Friday, June 11, 2010

The Debts of the World: Where Do We Grow From Here? Part II

A history of US federal interventions (bailouts):

A) Late 1970s - US bails out municipal bonds by guaranteeing state and some local (NYC) bonds.

B) Early- Mid 1980s - US bails out third world nations and Latin America via Brady Bonds.

C) 1989 - US bails out commercial real estate via the Resolution Trust Corporation

D) 1997-1998 - US bails out emerging markets in Asia via IMF.

E) 2008 - US bails out investment banks (except Lehman Bros) via TARP and sovereigns holding housing finance agency bonds (Fannie and Freddie Mac).

F) 2009 - US bails out municipal bonds (again) by underwriting the Build America Bonds (BAB) which covers interest payments for the states.

G) 2010 - US pressures EU to bail out itself while granting hundreds of billions dollars in currency swap guarantees

Notice a pattern here?

The current crisis is not materially different from past crises (except in the scale).
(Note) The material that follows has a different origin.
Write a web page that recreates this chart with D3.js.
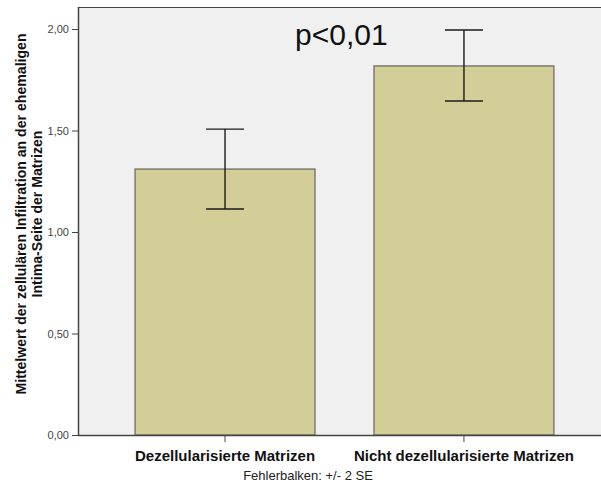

America's net worth is TRILLIONS of dollars. We are the world's biggest consumer and driving engine. A few trillion here and there will not destroy us.

The formation of the EU itself would not have been possible without America's help. A continent that had been at war with itself for hundreds of years has endured 60 years of peace because of a US taxpayer funded NATO. European nations that were used to, on average, one war every generation suddenly found quiet. Even the Balkan conflict in the 1990s has been (largely) resolved through American military power.

Debt is fine as long as there is productivity growth behind it. The EU's formation was supposed to usher in a period of productivity. Instead, it produced a stagnant continent that has grown used to some of the highest living standards in the world. But how can governments pay for it?

Let's look at productivity gains. Growth from the last generation of innovative American companies (there is a distinct lack of start-ups in Europe due to business cultures and government tax regulations - Indeed, the tax burdens behind the EU bailout will stifle growth even more.) is falling.

The Microsofts, Dells, and Intels of the 1980s and 1990s have turned into moribund mega-corporations with smaller profit margins. Generally, past innovations are already factored into equity share prices. Maintaining the past pace of productivity will be difficult. Which is why the world is looking to the India's, Brazil's, and China's for the next big gains.